Marathon Digital, a leading cryptocurrency mining company in the United States, is facing a lawsuit brought on by its shareholders. The court action names Fred Thiel, the CEO, as well as other top-tier executives, citing allegations of fiduciary duty breaches, unjust self-enrichment, and misuse of corporate assets.
Legal actions and claims
The spotlight is squarely on Thiel and nine other Marathon officials in the lawsuit, filed on July 8 in the United States District Court for the District of Nevada.
The executives are facing five claims including violations of the U.S. Securities Exchange Act, breaches of fiduciary responsibilities, wrongful enrichment, and squandering of corporate resources.
The shareholders have not indicated a specific amount in damages they are seeking. Instead, they have left it up to the court’s discretion to decide the appropriate compensation.

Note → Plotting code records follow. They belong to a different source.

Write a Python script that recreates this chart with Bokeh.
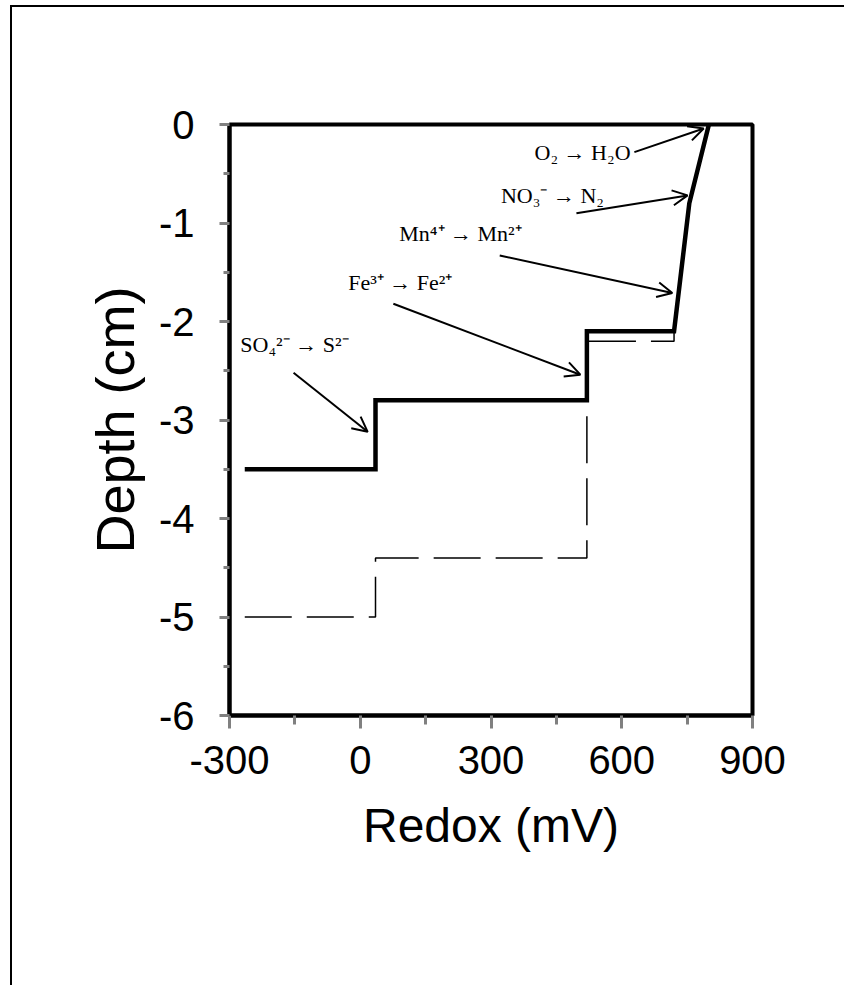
from bokeh.plotting import figure
from bokeh.models import ColumnDataSource, Range1d, FixedTicker, Arrow, OpenHead
from bokeh.core.properties import value
from bokeh.embed import file_html
from bokeh.resources import INLINE

# ---- data ----
solid_redox = [-265, 35, 35, 520, 520, 720, 755, 800]
solid_depth = [-3.5, -3.5, -2.8, -2.8, -2.1, -2.1, -0.8, 0.0]

dashed_redox = [-265, 35, 35, 520, 520, 720, 720, 755, 800]
dashed_depth = [-5.0, -5.0, -4.4, -4.4, -2.2, -2.2, -2.1, -0.8, 0.0]

labels = ["O₂ → H₂O", "NO₃⁻ → N₂", "Mn⁴⁺ → Mn²⁺", "Fe³⁺ → Fe²⁺", "SO₄²⁻ → S²⁻"]
label_redox = [510, 441, 230, 92, -151]
label_depth = [-0.28, -0.72, -1.11, -1.60, -2.23]

arrow_x0 = [629, 496, 320, 76, -153]
arrow_y0 = [-0.28, -0.90, -1.33, -1.82, -2.52]
arrow_x1 = [788, 751, 716, 505, 17]
arrow_y1 = [-0.04, -0.72, -1.71, -2.54, -3.12]

x_ticks = [-300, 0, 300, 600, 900]
x_tick_labels = ["-300", "0", "300", "600", "900"]
x_minor = [-150, 150, 450, 750]
y_ticks = [-6, -5, -4, -3, -2, -1, 0]
y_tick_labels = ["-6", "-5", "-4", "-3", "-2", "-1", "0"]
y_minor = [-5.5, -4.5, -3.5, -2.5, -1.5, -0.5]

x_label = "Redox (mV)"
y_label = "Depth (cm)"

# ---- figure ----
p = figure(
    frame_width=523, frame_height=591,
    min_border_left=217, min_border_right=92,
    min_border_top=117, min_border_bottom=270,
    x_range=Range1d(-300, 900), y_range=Range1d(-6, 0),
    output_backend="svg", toolbar_location=None,
    background_fill_color="white", border_fill_color="white",
)
p.styles = {"margin-left": "10px", "margin-top": "5px",
            "border-left": "2px solid black", "border-top": "2px solid black"}

p.xgrid.visible = False
p.ygrid.visible = False
p.outline_line_color = "black"
p.outline_line_width = 4

p.xaxis.ticker = FixedTicker(ticks=x_ticks, minor_ticks=x_minor)
p.yaxis.ticker = FixedTicker(ticks=y_ticks, minor_ticks=y_minor)
p.xaxis.major_label_overrides = {t: s for t, s in zip(x_ticks, x_tick_labels)}
p.yaxis.major_label_overrides = {t: s for t, s in zip(y_ticks, y_tick_labels)}

for ax in (p.xaxis[0], p.yaxis[0]):
    ax.axis_line_color = "black"
    ax.axis_line_width = 4
    ax.major_tick_line_color = "#808080"
    ax.minor_tick_line_color = "#808080"
    ax.major_tick_line_width = 3
    ax.minor_tick_line_width = 3
    ax.major_tick_in = 0
    ax.minor_tick_in = 0
    ax.major_label_text_font = "Liberation Sans"
    ax.major_label_text_font_size = "40px"
    ax.major_label_text_color = "black"
    ax.axis_label_text_font = "Liberation Sans"
    ax.axis_label_text_font_size = "48px"
    ax.axis_label_text_font_style = "normal"
    ax.axis_label_text_color = "black"

p.yaxis.axis_label_text_font_size = "54px"
p.xaxis.major_tick_out = 13
p.xaxis.minor_tick_out = 9
p.yaxis.major_tick_out = 10
p.yaxis.minor_tick_out = 6
p.xaxis.major_label_standoff = 17
p.yaxis.major_label_standoff = 25
p.xaxis.axis_label = x_label
p.yaxis.axis_label = y_label
p.xaxis.axis_label_standoff = 22
p.yaxis.axis_label_standoff = 11

# ---- lines ----
p.line(dashed_redox, dashed_depth, line_color="black", line_width=1.5, line_dash="47 15")
p.line(solid_redox, solid_depth, line_color="black", line_width=4.5, line_join="miter")

# ---- annotations ----
src = ColumnDataSource(dict(x=label_redox, y=label_depth, t=labels))
p.text(x="x", y="y", text="t", source=src, text_font=value("Liberation Serif"),
       text_font_size="22px", text_align="center", text_baseline="middle", text_color="black")

asrc = ColumnDataSource(dict(x0=arrow_x0, y0=arrow_y0, x1=arrow_x1, y1=arrow_y1))
p.add_layout(Arrow(x_start="x0", y_start="y0", x_end="x1", y_end="y1", source=asrc,
                   line_color="black", line_width=2,
                   end=OpenHead(size=15, line_width=2, line_color="black")))

open("out.html", "w").write(file_html(p, INLINE))
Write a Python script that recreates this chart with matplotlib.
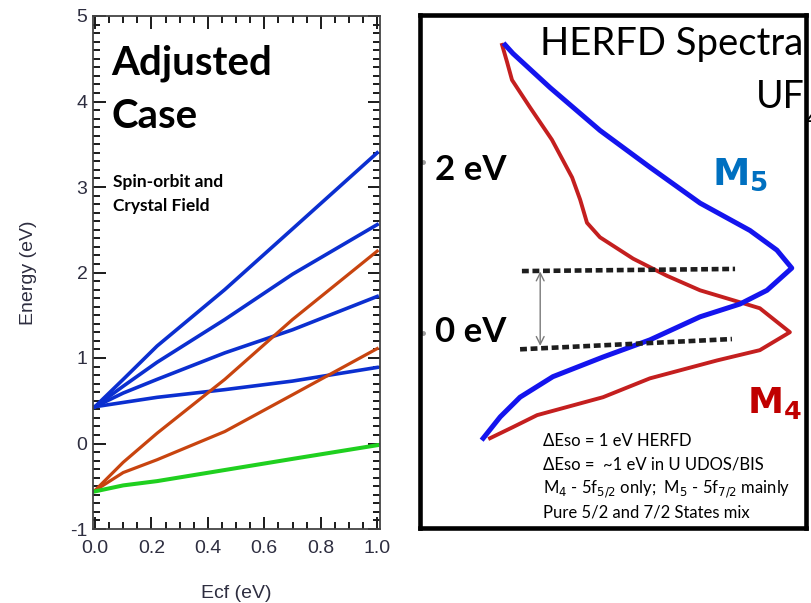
"""Adjusted case level diagram (spin-orbit + crystal field) next to UF4 HERFD spectra."""

import matplotlib

matplotlib.use("Agg")
import matplotlib.pyplot as plt
from matplotlib.ticker import MultipleLocator, FormatStrFormatter

W, H = 811, 603

plt.rcParams["font.family"] = ["Liberation Sans", "DejaVu Sans"]

# ---------- left panel data: level energies vs crystal-field strength ----------
ecf = [0.0, 0.10, 0.22, 0.46, 0.70, 1.0]
blue_levels = [
    [0.43, 0.75, 1.14, 1.80, 2.51, 3.40],
    [0.43, 0.67, 0.95, 1.45, 1.98, 2.56],
    [0.43, 0.59, 0.75, 1.06, 1.33, 1.72],
    [0.43, 0.48, 0.54, 0.63, 0.73, 0.89],
]
orange_levels = [
    [-0.55, -0.22, 0.12, 0.75, 1.45, 2.25],
    [-0.55, -0.34, -0.19, 0.14, 0.57, 1.11],
]
green_level = [-0.56, -0.49, -0.44, -0.31, -0.18, -0.02]

# ---------- right panel data: HERFD spectra (intensity, energy in eV) ----------
m5_int = [0.081, 0.106, 0.226, 0.387, 0.548, 0.710, 0.871, 0.958, 1.006,
          0.926, 0.839, 0.710, 0.548, 0.397, 0.235, 0.129, 0.065, 0.010]
m5_en = [3.37, 3.27, 2.87, 2.37, 1.94, 1.52, 1.20, 0.97, 0.76,
         0.50, 0.34, 0.19, -0.08, -0.28, -0.51, -0.75, -0.98, -1.23]
m4_int = [0.071, 0.087, 0.103, 0.161, 0.232, 0.297, 0.323, 0.345, 0.387, 0.494,
          0.603, 0.710, 0.839, 0.903, 1.000, 0.903, 0.765, 0.548, 0.397, 0.184,
          0.106, 0.032]
m4_en = [3.37, 3.17, 2.96, 2.64, 2.26, 1.82, 1.56, 1.29, 1.12, 0.87,
         0.67, 0.50, 0.36, 0.29, 0.01, -0.20, -0.32, -0.53, -0.75, -0.96,
         -1.10, -1.23]
dash_top_int, dash_top_en = [0.135, 0.823], [0.725, 0.75]
dash_bot_int, dash_bot_en = [0.129, 0.813], [-0.19, -0.07]
arrow_int, arrow_en = 0.194, [0.72, -0.15]
notes = [
    "ΔEso = 1 eV HERFD",
    "ΔEso =  ~1 eV in U UDOS/BIS",
    r"M$_4$ - 5f$_{5/2}$ only;  M$_5$ - 5f$_{7/2}$ mainly",
    "Pure 5/2 and 7/2 States mix",
]

CAL = ["Lato", "DejaVu Sans"]
TICK_C = "#2e2e40"


def fx(x):
    return x / W


def fy(y):
    return 1 - y / H


fig = plt.figure(figsize=(W / 100, H / 100), dpi=100)

# ---------- left panel ----------
ax = fig.add_axes([fx(93), fy(529), 287 / W, 513 / H])
for lv in blue_levels:
    ax.plot(ecf, lv, color="#0b2fd0", lw=2.6)
for lv in orange_levels:
    ax.plot(ecf, lv, color="#c8440f", lw=2.3)
ax.plot(ecf, green_level, color="#1fd01f", lw=2.9)

ax.set_xlim(-0.007, 1.01)
ax.set_ylim(-1, 5)
ax.xaxis.set_major_locator(MultipleLocator(0.2))
ax.xaxis.set_minor_locator(MultipleLocator(0.05))
ax.yaxis.set_major_locator(MultipleLocator(1))
ax.yaxis.set_minor_locator(MultipleLocator(0.1))
ax.xaxis.set_major_formatter(FormatStrFormatter("%.1f"))
ax.yaxis.set_major_formatter(FormatStrFormatter("%.0f"))
ax.tick_params(which="both", direction="in", top=True, right=True,
               color="#1a1a1a", width=1.4)
ax.tick_params(which="major", length=9, labelsize=14, labelcolor=TICK_C)
ax.tick_params(which="minor", length=5)
ax.tick_params(axis="x", which="major", pad=8)
ax.tick_params(axis="y", which="major", pad=4)
for sp in ax.spines.values():
    sp.set_color("#444444")
    sp.set_linewidth(1.3)
ax.set_xlabel("Ecf (eV)", fontsize=14, color=TICK_C, labelpad=20)
ax.set_ylabel("Energy (eV)", fontsize=14, color=TICK_C, labelpad=24)

ax.text(0.065, 0.885, "Adjusted", transform=ax.transAxes, family=CAL,
        weight="bold", fontsize=29, va="baseline")
ax.text(0.065, 0.782, "Case", transform=ax.transAxes, family=CAL,
        weight="bold", fontsize=29, va="baseline")
ax.text(0.068, 0.667, "Spin-orbit and", transform=ax.transAxes, family=CAL,
        weight="bold", fontsize=12.5, va="baseline")
ax.text(0.068, 0.620, "Crystal Field", transform=ax.transAxes, family=CAL,
        weight="bold", fontsize=12.5, va="baseline")

# ---------- right panel ----------
bx = fig.add_axes([fx(420), fy(528), 386 / W, 513 / H])
bx.set_xlim(-0.194, 1.052)
bx.set_ylim(-2.28, 3.72)
bx.set_xticks([])
bx.set_yticks([])
for sp in bx.spines.values():
    sp.set_color("black")
    sp.set_linewidth(3.3)

bx.plot(m4_int, m4_en, color="#c41f1f", lw=2.8, solid_joinstyle="round")
bx.plot(m5_int, m5_en, color="#1414ee", lw=3.6, solid_joinstyle="round")
bx.plot(dash_top_int, dash_top_en, color="#1e1e1e", lw=3.3,
        linestyle=(0, (1.5, 0.8)))
bx.plot(dash_bot_int, dash_bot_en, color="#1e1e1e", lw=3.3,
        linestyle=(0, (1.5, 0.8)))
bx.annotate("", xy=(arrow_int, arrow_en[0]), xytext=(arrow_int, arrow_en[1]),
            arrowprops=dict(arrowstyle="<->", color="#7a7a7a", lw=1.0,
                            shrinkA=0, shrinkB=0, mutation_scale=14))
bx.plot([-0.184, -0.184], [2.0, 0.0], ls="none", marker="o", ms=2.5,
        color="#9a9a9a")

fig.text(fx(803), fy(55), "HERFD Spectra", family=CAL, fontsize=27.5,
         ha="right", va="baseline")
fig.text(fx(805), fy(108), "UF", family=CAL, fontsize=27,
         ha="right", va="baseline")
fig.text(fx(806), fy(108), "4", family=CAL, fontsize=18, ha="left",
         va="top")
fig.text(fx(435), fy(180), "2 eV", family=CAL, weight="bold", fontsize=25,
         va="baseline")
fig.text(fx(435), fy(342), "0 eV", family=CAL, weight="bold", fontsize=25,
         va="baseline")
fig.text(fx(712), fy(185), r"$\mathbf{M_5}$", color="#0070c0", fontsize=27,
         va="baseline", family=CAL)
fig.text(fx(747), fy(413), r"$\mathbf{M_4}$", color="#c00000", fontsize=26,
         va="baseline", family=CAL)
for i, line in enumerate(notes):
    fig.text(fx(543), fy(446 + 24 * i), line, family=CAL, fontsize=12,
             va="baseline")

fig.savefig("out.png", dpi=100)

Moreover, they are seeking potential reimbursement from Thiel, Merrick Okamoto, Simeon Salzman, and Hugh Gallagher due to alleged wrongful actions that precipitated a U.S. Securities and Exchange Commission (SEC) complaint against Marathon.
In addition to financial restitution, shareholders are also seeking reforms to Marathon’s corporate governance.
They are proposing a boost to the board’s oversight of the company’s operations, the nomination of at least four shareholder representatives to the board, and an overhaul of the existing procedure for the election of directors.
Shareholders’ legal representation has indicated that Marathon management is accused of understating the company’s issues, artificially elevating Marathon’s valuation, accepting disproportionate remuneration, engaging in profitable insider trades, and pocketing inflated bonuses based on false and misleading declarations.
Prior SEC scrutiny and Marathon’s future
Prior to these lawsuits, Marathon was under the scrutiny of the SEC. In May, the company was served with a subpoena regarding transactions involving related parties during its establishment of a facility in Montana.
This was not the company’s first run-in with the SEC, as the regulator had requested the production of documents and communication in 2021 relating to the same mining facility.
Despite these challenges, CEO Thiel maintained a positive outlook. He outlined strategies in May aimed at reducing the company’s net loss, which stood at $12.9 million in Q1 2022. His plans aimed to reduce the net loss to $7.2 million in 2023.
While the fluctuating price of Bitcoin has had an impact on Marathon’s quarterly results, the company has also made strides in reducing its debt.
In March, Marathon cleared a term loan with Silvergate Bank, liberating 3,132 Bitcoin that had been held as collateral. Marathon stated at the time that this would eliminate a $50 million debt, simultaneously reducing its annual borrowing cost by $5 million.
The current lawsuit casts a shadow over these achievements and indicates a tumultuous period ahead for Marathon and its executives. The outcome of the case could potentially shape the future of the company and its governance.